The mayor of Maguindanao, a town in the Philippines, was reportedly shot and killed by anti-narcotics police early on Friday (28 October). He was among 10 others killed in the shootout and was on President Rodrigo Duterte's list of officials allegedly involved in illegal trade of drugs.
According to reports, police said that Mayor Samsudin Dimaukom and his convoy were stopped at a checkpoint in North Cotabato province. "Based on information about the group transporting illegal drugs in Maguidanao and Cotabato area," police said, they were intercepted. However, the convoy allegedly did not stop and in turn opened fire at the officers.
Dimaukom was reportedly one of the government officials named on Duterte list, which was released in August, mentioning the names of suspected public servants. However, reports said that when the mayor's house was raided in September, the police did not find any illegal drugs.
Since taking over as president, the tough-talking Duterte has vowed to eliminate criminals involved in the trade of illegal drugs. More than 3,500 people allegedly involved in crime have been killed since he took over office on 30 June. The crackdown has attracted international condemnation.
Meanwhile, the president said on Thursday that his bloody war on drugs would continue and that Filipinos could expect another 20,000 or 30,000 more deaths. He warned the number would triple if he has to become successful in eliminating drugs from the country.
"I tell you, I will triple it... To get my country rid [of the drug problem], you can expect 20,000 or 30,000 more (deaths)," ABS-CBN News quoted Duterte as saying in Davao city after his return from a three-day visit to Japan.

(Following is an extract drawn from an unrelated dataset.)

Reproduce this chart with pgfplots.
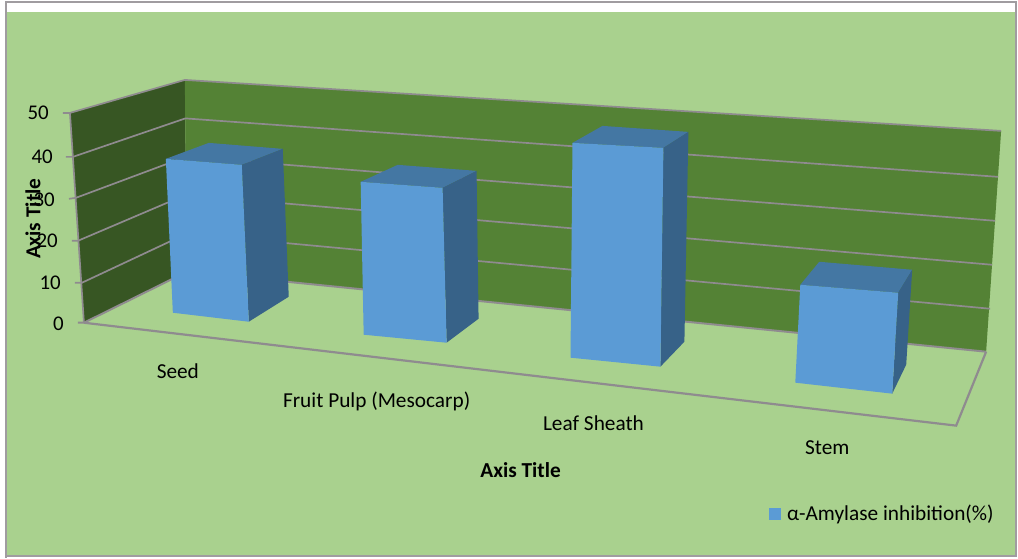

He added that he is losing policemen in the process. "There is a war going on. I am losing two to three policeman a day. It's a war," Duterte said.

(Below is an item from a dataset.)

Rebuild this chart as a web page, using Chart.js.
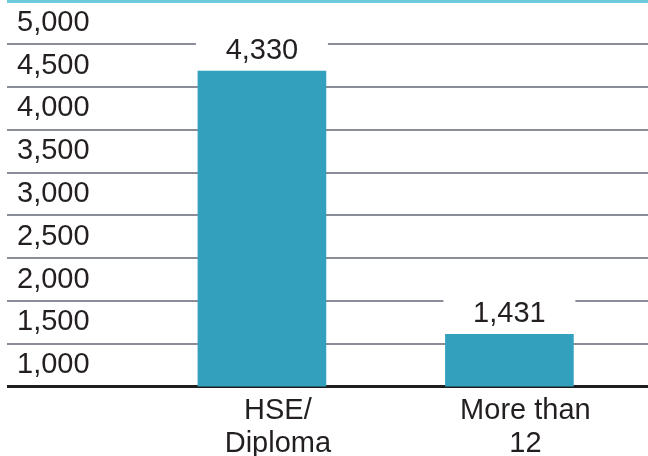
<!DOCTYPE html>
<html>
<head>
<meta charset="utf-8">
<script src="https://cdn.jsdelivr.net/npm/chart.js@4.4.1/dist/chart.umd.min.js"></script>
<style>
    html, body { margin: 0; padding: 0; background: #fff; }
</style>
</head>
<body>
<canvas id="eduChart" width="648" height="456"></canvas>
<script>
// data
const categories = [["HSE/", "Diploma"], ["More than", "12"]];
const values = [4330, 1431];
const tickLabels = [1000, 1500, 2000, 2500, 3000, 3500, 4000, 4500, 5000];
const gridLines = [750, 1250, 1750, 2250, 2750, 3250, 3750, 4250, 4750, 5250];

const FONT = "'Liberation Sans', Arial, sans-serif";
const fmt = v => v.toLocaleString("en-US");

// value labels over the bars, on a white box that cuts the grid line
const barLabels = {
    id: "barLabels",
    afterDatasetsDraw(chart) {
        const ctx = chart.ctx;
        ctx.save();
        ctx.font = "29px " + FONT;
        ctx.textAlign = "center";
        ctx.textBaseline = "middle";
        chart.getDatasetMeta(0).data.forEach((bar, i) => {
            ctx.fillStyle = "#fff";
            ctx.fillRect(bar.x - bar.width / 2 - 2, bar.y - 37, bar.width + 4, 35);
            ctx.fillStyle = "#231f20";
            ctx.fillText(fmt(values[i]), bar.x, bar.y - 20);
        });
        ctx.restore();
    }
};

new Chart(document.getElementById("eduChart").getContext("2d"), {
    type: "bar",
    data: {
        datasets: [
            {
                data: values.map((v, i) => ({ x: i + 1, y: v })),
                backgroundColor: "#33a1bd",
                borderWidth: 0,
                barThickness: 128,
                xAxisID: "x",
                yAxisID: "yBar",
            },
        ],
    },
    options: {
        responsive: false,
        animation: false,
        layout: { padding: { top: 1.5, left: 0, right: 0, bottom: -12 } },
        plugins: {
            legend: { display: false },
            tooltip: { enabled: false },
        },
        scales: {
            x: {
                type: "linear",
                offset: false,
                min: -0.03,
                max: 2.56,
                afterBuildTicks: s => { s.ticks = categories.map((c, i) => ({ value: i + 1 })); },
                grid: { display: false, drawTicks: false },
                border: { display: false },
                ticks: {
                    padding: 8,
                    labelOffset: 16,
                    autoSkip: false,
                    maxRotation: 0,
                    color: "#231f20",
                    font: { family: FONT, size: 29, lineHeight: 1.13 },
                    callback: v => categories[v - 1],
                },
            },
            yLabels: {
                position: "left",
                min: 750,
                max: 5250,
                afterBuildTicks: s => { s.ticks = tickLabels.map(v => ({ value: v })); },
                afterFit: s => { s.width = 7; s.paddingTop = 0; s.paddingBottom = 0; },
                grid: { display: false, drawTicks: false },
                border: { display: false },
                ticks: {
                    mirror: true,
                    padding: 10,
                    color: "#231f20",
                    font: { family: FONT, size: 29 },
                    callback: v => fmt(v),
                },
            },
            yGrid: {
                position: "left",
                min: 750,
                max: 5250,
                afterBuildTicks: s => { s.ticks = gridLines.map(v => ({ value: v })); },
                border: { display: false },
                ticks: { display: false },
                grid: {
                    drawTicks: false,
                    color: c => c.tick.value === 750 ? "#1e1e1e" : c.tick.value === 5250 ? "#6ccbdc" : "#8a8d97",
                    lineWidth: c => c.tick.value === 750 ? 3 : c.tick.value === 5250 ? 3 : 2,
                },
            },
            yBar: {
                display: false,
                min: 858,
                max: 5096,
            },
        },
    },
    plugins: [barLabels],
});
</script>
</body>
</html>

Further, in a press briefing in Japan, speaker of the House of Representatives in the Philippines Pantaleon Alvarez said that the Congress was planning to approve the final reading of a bill that would reintroduce capital punishment. The speaker said it was a priority measure that Duterte wanted approved and it could happen even before the Christmas break.

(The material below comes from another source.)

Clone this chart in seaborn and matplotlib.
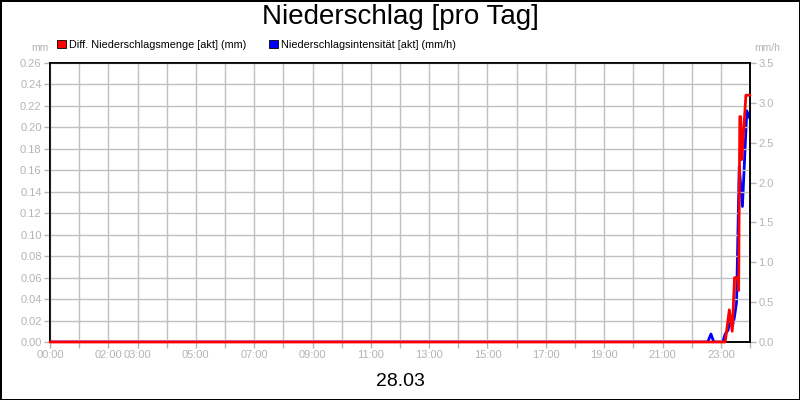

The House would now work to endorse state-sanctioned killings of alleged drugs convicts and criminals, the Inquirer reported. But Alvarez said the House has not decided how the executions would take place and that it was up to the executive to set rules.
"If they want to hang them, shoot them by firing squad, it's up to them. The criminals would be dead either way," he was quoted as saying.
Death penalty in the Asia Pacific country was abolished in 2006 after then president felt it did not serve to deter crime. The 1987 Constitution also states the capital punishment should not be imposed unless the Congress provides for it if there is a compelling ground involving horrific crimes.